== Material ==
........
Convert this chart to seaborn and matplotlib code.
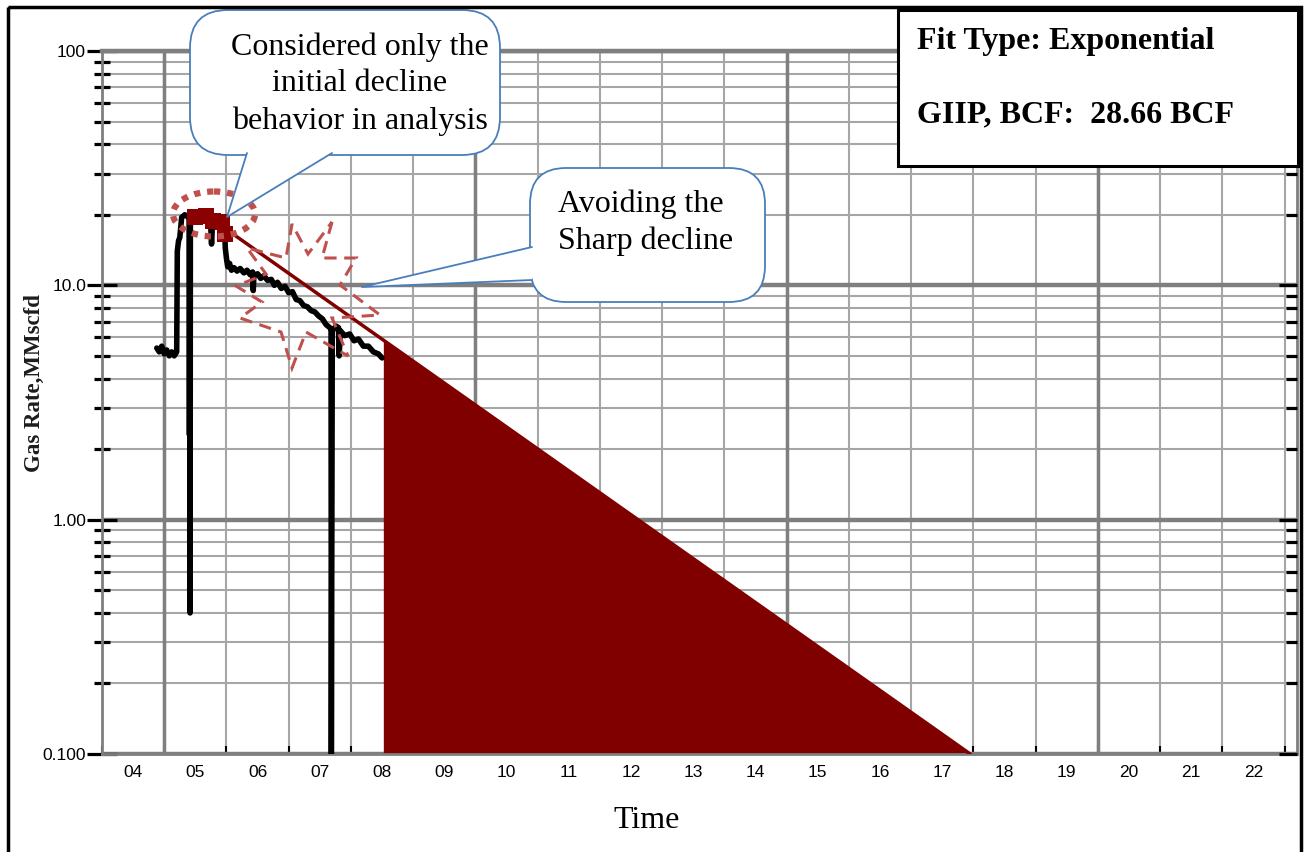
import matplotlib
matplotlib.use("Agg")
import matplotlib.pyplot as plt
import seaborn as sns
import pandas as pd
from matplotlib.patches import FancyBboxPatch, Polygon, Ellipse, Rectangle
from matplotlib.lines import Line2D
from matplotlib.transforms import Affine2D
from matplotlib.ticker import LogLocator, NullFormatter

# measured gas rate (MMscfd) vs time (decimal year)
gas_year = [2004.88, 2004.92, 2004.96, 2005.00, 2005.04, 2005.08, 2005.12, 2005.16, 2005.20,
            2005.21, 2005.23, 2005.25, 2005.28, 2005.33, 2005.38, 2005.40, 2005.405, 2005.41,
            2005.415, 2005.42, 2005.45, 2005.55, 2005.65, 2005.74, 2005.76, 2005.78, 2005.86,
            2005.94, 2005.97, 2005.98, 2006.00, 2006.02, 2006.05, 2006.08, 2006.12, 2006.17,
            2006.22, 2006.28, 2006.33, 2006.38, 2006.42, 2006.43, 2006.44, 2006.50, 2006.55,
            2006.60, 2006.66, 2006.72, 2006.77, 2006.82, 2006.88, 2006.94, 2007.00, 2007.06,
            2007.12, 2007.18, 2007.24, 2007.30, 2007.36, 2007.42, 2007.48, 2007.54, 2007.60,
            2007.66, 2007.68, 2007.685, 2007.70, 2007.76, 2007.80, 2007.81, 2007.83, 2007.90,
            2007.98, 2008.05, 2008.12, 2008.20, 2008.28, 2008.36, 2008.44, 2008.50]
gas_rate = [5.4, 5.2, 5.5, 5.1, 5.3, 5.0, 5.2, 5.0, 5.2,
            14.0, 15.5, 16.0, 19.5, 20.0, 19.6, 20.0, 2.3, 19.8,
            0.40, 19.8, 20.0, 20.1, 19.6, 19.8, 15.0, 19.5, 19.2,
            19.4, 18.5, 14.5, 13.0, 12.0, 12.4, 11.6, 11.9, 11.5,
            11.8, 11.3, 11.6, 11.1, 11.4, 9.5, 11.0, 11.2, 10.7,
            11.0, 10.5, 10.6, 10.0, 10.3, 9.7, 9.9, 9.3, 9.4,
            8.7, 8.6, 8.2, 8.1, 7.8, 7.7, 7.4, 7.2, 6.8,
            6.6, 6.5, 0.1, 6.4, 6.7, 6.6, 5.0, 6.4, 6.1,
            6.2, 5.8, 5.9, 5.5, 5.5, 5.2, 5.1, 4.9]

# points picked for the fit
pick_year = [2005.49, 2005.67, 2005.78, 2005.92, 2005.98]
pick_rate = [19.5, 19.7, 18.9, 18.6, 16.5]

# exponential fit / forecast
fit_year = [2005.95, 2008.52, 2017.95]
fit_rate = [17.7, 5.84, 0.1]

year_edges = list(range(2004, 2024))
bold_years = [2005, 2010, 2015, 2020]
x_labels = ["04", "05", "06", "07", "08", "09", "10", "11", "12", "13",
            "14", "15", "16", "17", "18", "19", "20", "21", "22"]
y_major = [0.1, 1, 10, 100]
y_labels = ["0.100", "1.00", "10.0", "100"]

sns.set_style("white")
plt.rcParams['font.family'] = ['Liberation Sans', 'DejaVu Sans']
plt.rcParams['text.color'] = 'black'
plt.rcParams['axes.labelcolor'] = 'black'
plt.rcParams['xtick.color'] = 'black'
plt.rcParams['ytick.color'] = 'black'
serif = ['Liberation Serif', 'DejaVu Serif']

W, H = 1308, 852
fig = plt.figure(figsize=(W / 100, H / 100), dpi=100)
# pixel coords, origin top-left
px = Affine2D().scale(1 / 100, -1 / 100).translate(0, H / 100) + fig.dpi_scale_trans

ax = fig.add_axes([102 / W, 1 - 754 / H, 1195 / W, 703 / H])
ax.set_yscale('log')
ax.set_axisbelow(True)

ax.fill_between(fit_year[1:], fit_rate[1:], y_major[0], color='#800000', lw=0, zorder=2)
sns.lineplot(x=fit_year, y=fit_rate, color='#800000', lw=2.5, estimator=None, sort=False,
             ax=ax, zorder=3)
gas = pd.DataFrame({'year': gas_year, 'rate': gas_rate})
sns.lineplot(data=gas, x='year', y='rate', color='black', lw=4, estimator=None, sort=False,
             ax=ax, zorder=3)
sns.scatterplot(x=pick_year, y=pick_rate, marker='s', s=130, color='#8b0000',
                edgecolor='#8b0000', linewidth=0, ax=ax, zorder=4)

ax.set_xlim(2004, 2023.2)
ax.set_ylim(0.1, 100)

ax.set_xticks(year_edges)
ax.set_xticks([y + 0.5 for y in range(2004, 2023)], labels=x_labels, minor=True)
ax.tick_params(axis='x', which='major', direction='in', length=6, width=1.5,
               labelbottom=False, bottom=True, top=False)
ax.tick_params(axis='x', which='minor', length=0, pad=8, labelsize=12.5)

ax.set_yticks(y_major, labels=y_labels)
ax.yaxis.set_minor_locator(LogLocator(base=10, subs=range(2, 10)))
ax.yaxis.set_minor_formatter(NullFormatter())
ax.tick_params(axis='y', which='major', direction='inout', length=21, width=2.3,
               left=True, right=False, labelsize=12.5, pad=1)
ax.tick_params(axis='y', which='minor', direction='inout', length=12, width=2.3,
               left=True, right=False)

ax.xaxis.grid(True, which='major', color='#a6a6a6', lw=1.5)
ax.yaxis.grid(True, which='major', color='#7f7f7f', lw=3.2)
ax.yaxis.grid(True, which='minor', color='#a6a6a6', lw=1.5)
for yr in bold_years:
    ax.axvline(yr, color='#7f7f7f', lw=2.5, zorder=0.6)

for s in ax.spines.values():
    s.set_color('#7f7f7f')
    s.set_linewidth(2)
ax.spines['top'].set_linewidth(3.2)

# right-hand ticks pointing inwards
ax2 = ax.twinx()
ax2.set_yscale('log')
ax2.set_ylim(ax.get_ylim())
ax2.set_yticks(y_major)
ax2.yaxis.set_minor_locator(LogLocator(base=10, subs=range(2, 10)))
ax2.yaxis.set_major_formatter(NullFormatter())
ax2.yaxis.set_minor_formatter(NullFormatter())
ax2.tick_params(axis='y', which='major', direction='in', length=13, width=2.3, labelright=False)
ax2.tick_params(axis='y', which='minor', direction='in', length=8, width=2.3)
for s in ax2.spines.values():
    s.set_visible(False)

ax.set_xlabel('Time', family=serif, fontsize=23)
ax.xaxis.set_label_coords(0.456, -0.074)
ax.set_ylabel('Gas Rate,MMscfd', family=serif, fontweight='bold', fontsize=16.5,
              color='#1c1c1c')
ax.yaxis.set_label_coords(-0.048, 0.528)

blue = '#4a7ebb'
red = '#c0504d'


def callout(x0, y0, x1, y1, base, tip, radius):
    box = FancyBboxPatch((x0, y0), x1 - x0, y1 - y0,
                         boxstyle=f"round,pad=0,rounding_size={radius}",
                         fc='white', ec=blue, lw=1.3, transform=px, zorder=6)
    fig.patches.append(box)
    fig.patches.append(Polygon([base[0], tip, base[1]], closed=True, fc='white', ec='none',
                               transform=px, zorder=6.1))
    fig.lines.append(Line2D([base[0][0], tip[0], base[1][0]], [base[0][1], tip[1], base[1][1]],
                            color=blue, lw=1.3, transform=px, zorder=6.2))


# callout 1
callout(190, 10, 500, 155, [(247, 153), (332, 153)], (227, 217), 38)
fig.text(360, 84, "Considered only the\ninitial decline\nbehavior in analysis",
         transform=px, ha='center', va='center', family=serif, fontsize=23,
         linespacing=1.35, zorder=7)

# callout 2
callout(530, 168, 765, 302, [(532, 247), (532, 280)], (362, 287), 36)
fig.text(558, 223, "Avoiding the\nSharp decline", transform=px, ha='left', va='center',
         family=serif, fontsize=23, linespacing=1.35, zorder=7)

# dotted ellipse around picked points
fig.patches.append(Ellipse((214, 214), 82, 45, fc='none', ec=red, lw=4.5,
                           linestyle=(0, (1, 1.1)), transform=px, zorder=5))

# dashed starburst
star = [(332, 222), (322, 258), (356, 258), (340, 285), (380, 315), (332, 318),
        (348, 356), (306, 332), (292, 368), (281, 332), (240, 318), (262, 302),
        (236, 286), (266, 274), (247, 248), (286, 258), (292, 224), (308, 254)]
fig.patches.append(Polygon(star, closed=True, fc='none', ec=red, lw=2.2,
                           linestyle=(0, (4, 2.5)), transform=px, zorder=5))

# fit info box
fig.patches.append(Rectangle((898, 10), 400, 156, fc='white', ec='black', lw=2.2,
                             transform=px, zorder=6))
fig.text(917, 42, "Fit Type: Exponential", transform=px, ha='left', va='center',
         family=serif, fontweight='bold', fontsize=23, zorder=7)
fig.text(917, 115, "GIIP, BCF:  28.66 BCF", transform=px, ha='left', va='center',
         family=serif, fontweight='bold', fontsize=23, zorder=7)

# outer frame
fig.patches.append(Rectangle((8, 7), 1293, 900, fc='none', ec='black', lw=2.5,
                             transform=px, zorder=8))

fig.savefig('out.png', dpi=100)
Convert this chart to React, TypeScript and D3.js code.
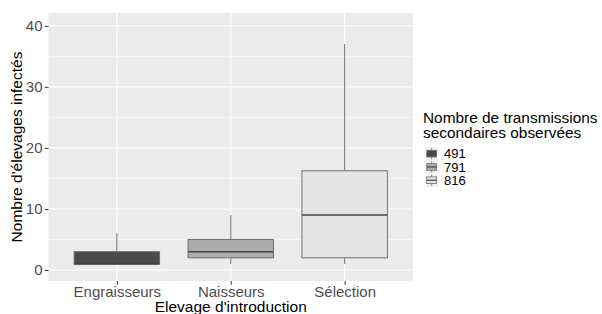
........
== Exercise details ==
Leave out the pictures and repeat the lines from the start of the material through the line with "from matplotlib.ticker import", inclusive.

== Task answer ==
Convert this chart to seaborn and matplotlib code.
import matplotlib
matplotlib.use("Agg")
import matplotlib.pyplot as plt
import seaborn as sns
import pandas as pd
from matplotlib.patches import FancyBboxPatch, Polygon, Ellipse, Rectangle
from matplotlib.lines import Line2D
from matplotlib.transforms import Affine2D
from matplotlib.ticker import LogLocator, NullFormatter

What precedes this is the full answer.